December 10th, 2007

Channukah icon

Of Sports and Men

My cousin, bless his heart, is a Yankees fan. He's a knowledgeable fellow, for that, but completely an optimist. I mention this by way of preface. As chance has it, and we have this conversation every year, he is also a Steelers fan. Suffice it to say, the trash talk began early this year. It also might be added as an aside that he is a UofK fan, where I was raised a UofL fan. I can forgive him this, given his upbringing, but it is a source of regular discussion between him and my father; although that is the nature of family gathering with us, because he married into the blue side of the family. My uncle, his father-in-law, was inter-mural coordinator for UK, my aunt, and all three of her children attended UK (as did my cousin Carol, and my mother, but my mother, it should be pointed out, got her masters at UofL, and therefore considers it fair and just to maintain her primary allegiance there and she and my father have season tickets to UofL football or basketball as it suits them. But all this is merely by way of introducing my cousin; the Steelers fan.

I was somewhere between hanging up my coat and greeting the assembled at the family Channukah party when I heard the familiar dulcet tones of my cousin. He was decked out in full Steelers regalia, including his official terrible towel, about which the only polite thing that can be said is that at least is not a white towel of surrender.

Of the many attributes of the mob that is Red Sox Nation, at least we can yet say this. We do not wave towels. Waving towels, stupid idea. How did it get started and how did it catch on, and why does it persist, is perhaps a subject worthy of research and discussion, but well beyond the scope of this piece.

"They've been exposed." says my cousin, "And today they are going down in the face of a superior team."
"I might believe that," says my husband, "but for the trash talk."
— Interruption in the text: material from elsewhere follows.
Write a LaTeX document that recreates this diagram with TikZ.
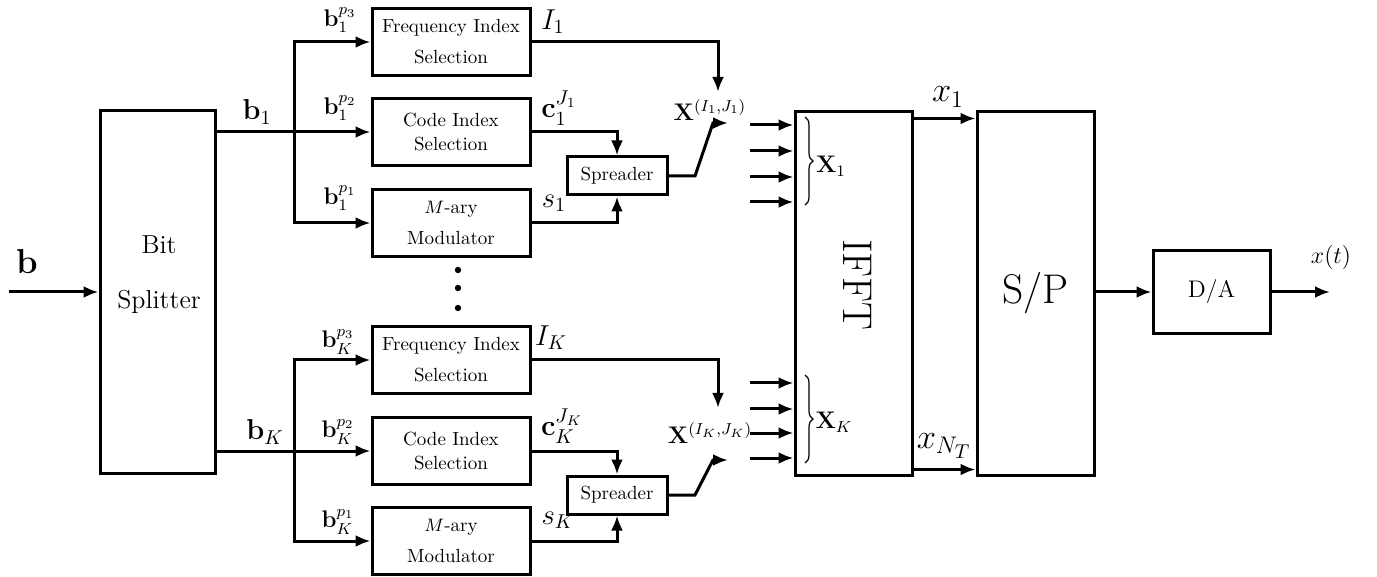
\documentclass[tikz,border=0pt]{standalone}
\usepackage{amsmath}
\usetikzlibrary{arrows.meta}
\usetikzlibrary{positioning,decorations.pathreplacing}

\begin{document}
\begin{tikzpicture}[x=0.5pt,y=-0.5pt,line width=1.5pt,
  block/.style={draw,line width=1.5pt,inner sep=0pt,align=center},
  inner/.style={block,font=\fontsize{9.5}{11.5}\selectfont,minimum width=79pt,minimum height=33.5pt},
  sig/.style={-{Latex[length=7.5pt,width=6pt]}},
  lbl/.style={font=\large,inner sep=0pt},
  big/.style={font=\Large,inner sep=0pt},
  brc/.style={decorate,decoration={brace,amplitude=4pt},line width=0.6pt}]

\useasboundingbox (0,0) rectangle (1377,577);

% bit splitter
\node[block,minimum width=57.5pt,minimum height=181pt] (split) at (157.5,292) {};
\node[align=center,font=\fontsize{13}{15}\selectfont] (splitlbl) at (159,275) {Bit\\[12.5pt]Splitter};
\coordinate (in) at (9,292);
\draw[sig] (in) -- (split.west);
\node[lbl,font=\LARGE] (lb) at (27,262) {$\mathbf{b}$};

% branch 1 blocks
\node[inner] (freq1) at (451,42) {Frequency Index\\[4pt]Selection};
\node[inner] (code1) at (451,132) {Code Index\\[0.5pt]Selection};
\node[inner] (mod1) at (451,223) {$M$-ary\\[4pt]Modulator};
\node[block,font=\fontsize{9.5}{11.5}\selectfont,minimum width=50pt,minimum height=19pt] (spr1) at (617,176) {Spreader};

% branch K blocks
\node[inner] (freqK) at (451,360) {Frequency Index\\[4pt]Selection};
\node[inner] (codeK) at (451,451) {Code Index\\[0.5pt]Selection};
\node[inner] (modK) at (451,541) {$M$-ary\\[4pt]Modulator};
\node[block,font=\fontsize{9.5}{11.5}\selectfont,minimum width=50pt,minimum height=19pt] (sprK) at (617,495) {Spreader};

% dots
\foreach \y in {270,288,308}
  \fill (458,\y) circle (1.6pt);

% splitter outputs
\coordinate (br1) at (294,132);
\coordinate (brK) at (294,451);
\draw[sig] (split.east |- code1.west) -- (code1.west);
\draw[sig] (br1) |- (freq1.west);
\draw[sig] (br1) |- (mod1.west);
\draw[sig] (split.east |- codeK.west) -- (codeK.west);
\draw[sig] (brK) |- (freqK.west);
\draw[sig] (brK) |- (modK.west);

\node[big] (lb1) at (257,112) {$\mathbf{b}_1$};
\node[lbl] (lp13) at (340,20) {$\mathbf{b}_1^{p_3}$};
\node[lbl] (lp12) at (340,108) {$\mathbf{b}_1^{p_2}$};
\node[lbl] (lp11) at (340,198) {$\mathbf{b}_1^{p_1}$};
\node[big] (lbK) at (265,432) {$\mathbf{b}_K$};
\node[lbl] (lpK3) at (338,342) {$\mathbf{b}_K^{p_3}$};
\node[lbl] (lpK2) at (338,432) {$\mathbf{b}_K^{p_2}$};
\node[lbl] (lpK1) at (338,522) {$\mathbf{b}_K^{p_1}$};

% branch 1 to spreader and switch
\coordinate (tip1) at (718,92);
\coordinate (sw1a) at (695,176);
\coordinate (sw1b) at (713,123);
\coordinate (sw1c) at (728,123);
\draw[sig] (freq1.east) -| (tip1);
\draw[sig] (code1.east) -| (spr1.north);
\draw[sig] (mod1.east) -| (spr1.south);
\draw[sig] (spr1.east) -- (sw1a) -- (sw1b) -- (sw1c);

\node[big] (lI1) at (553,22) {$I_1$};
\node[big] (lc1) at (559,108) {$\mathbf{c}_1^{J_1}$};
\node[big] (ls1) at (554,203) {$s_1$};
\node[lbl] (lX1) at (710,110) {$\mathbf{X}^{(I_1,J_1)}$};

% branch K to spreader and switch
\coordinate (tipK) at (718,408);
\coordinate (swKa) at (695,495);
\coordinate (swKb) at (713,460);
\coordinate (swKc) at (728,460);
\draw[sig] (freqK.east) -| (tipK);
\draw[sig] (codeK.east) -| (sprK.north);
\draw[sig] (modK.east) -| (sprK.south);
\draw[sig] (sprK.east) -- (swKa) -- (swKb) -- (swKc);

\node[big] (lIK) at (551,338) {$I_K$};
\node[big] (lcK) at (562,426) {$\mathbf{c}_K^{J_K}$};
\node[big] (lsK) at (558,520) {$s_K$};
\node[lbl] (lXK) at (710,433) {$\mathbf{X}^{(I_K,J_K)}$};

% IFFT
\node[block,minimum width=58.5pt,minimum height=181.5pt] (ifft) at (853.5,293.5) {};
\node[rotate=-90,font=\huge] (ifftlbl) at (858,285) {IFFT};
\foreach \y [count=\i] in {125,151,177,202,383,409,433,458}{
  \coordinate (fin\i) at (750,\y);
  \draw[sig] (fin\i) -- (fin\i -| ifft.west);
}
\draw[brc] (805,117) -- (805,205);
\draw[brc] (805,375) -- (805,463);
\node[lbl] (lXX1) at (831,166) {$\mathbf{X}_1$};
\node[lbl] (lXXK) at (834,422) {$\mathbf{X}_K$};

% S/P
\node[block,minimum width=58.5pt,minimum height=181.5pt,font=\huge] (sp) at (1035.5,293.5) {S/P};
\draw[sig] ([yshift=-4pt]ifft.north east) -- ([yshift=-4pt]sp.north west);
\draw[sig] ([yshift=3.5pt]ifft.south east) -- ([yshift=3.5pt]sp.south west);
\node[lbl,font=\LARGE] (lx1) at (948,97) {$x_1$};
\node[lbl,font=\LARGE] (lxN) at (944,446) {$x_{N_T}$};

% D/A
\node[block,minimum width=58.5pt,minimum height=41.5pt,font=\large] (da) at (1211.5,292) {D/A};
\coordinate (out) at (1330,292);
\draw[sig] (sp.east |- da.west) -- (da.west);
\draw[sig] (da.east) -- (out);
\node[lbl] (lxt) at (1331,258) {$x(t)$};

\end{tikzpicture}
\end{document}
"The second the Steelers guarenteed a victory, no chance. The Patriots don't like that."
"If that's what they need to get fired up for a big game like this, they can't win it."
"Yeah, but no. You don't understand." I said.
"This is what motivates them." Hoppie said.

The trash talk continued throughout the day. We had to leave at the beginning of second half and listen to the rest of the game, what we could, on radio. I'm not sure I was ever able to properly to explain the New England mentality. I think you have to know New England a bit better to understand the sheer willfulness that goes into living there. It's not the harshest climate ever, but it's tough, and when people tell us we can't, we do. It's just how we are. It's one of the things I find most attractive about living up there. Individual families have individual stubborn people, but New England is a collective of stubbornness, and there's just no two ways about it, bless its heart. How a collection of football players from all over the US assembled into a team that embodies the New England spirit of "You can't tell us what we can or cannot do" is a mystery, but there is it.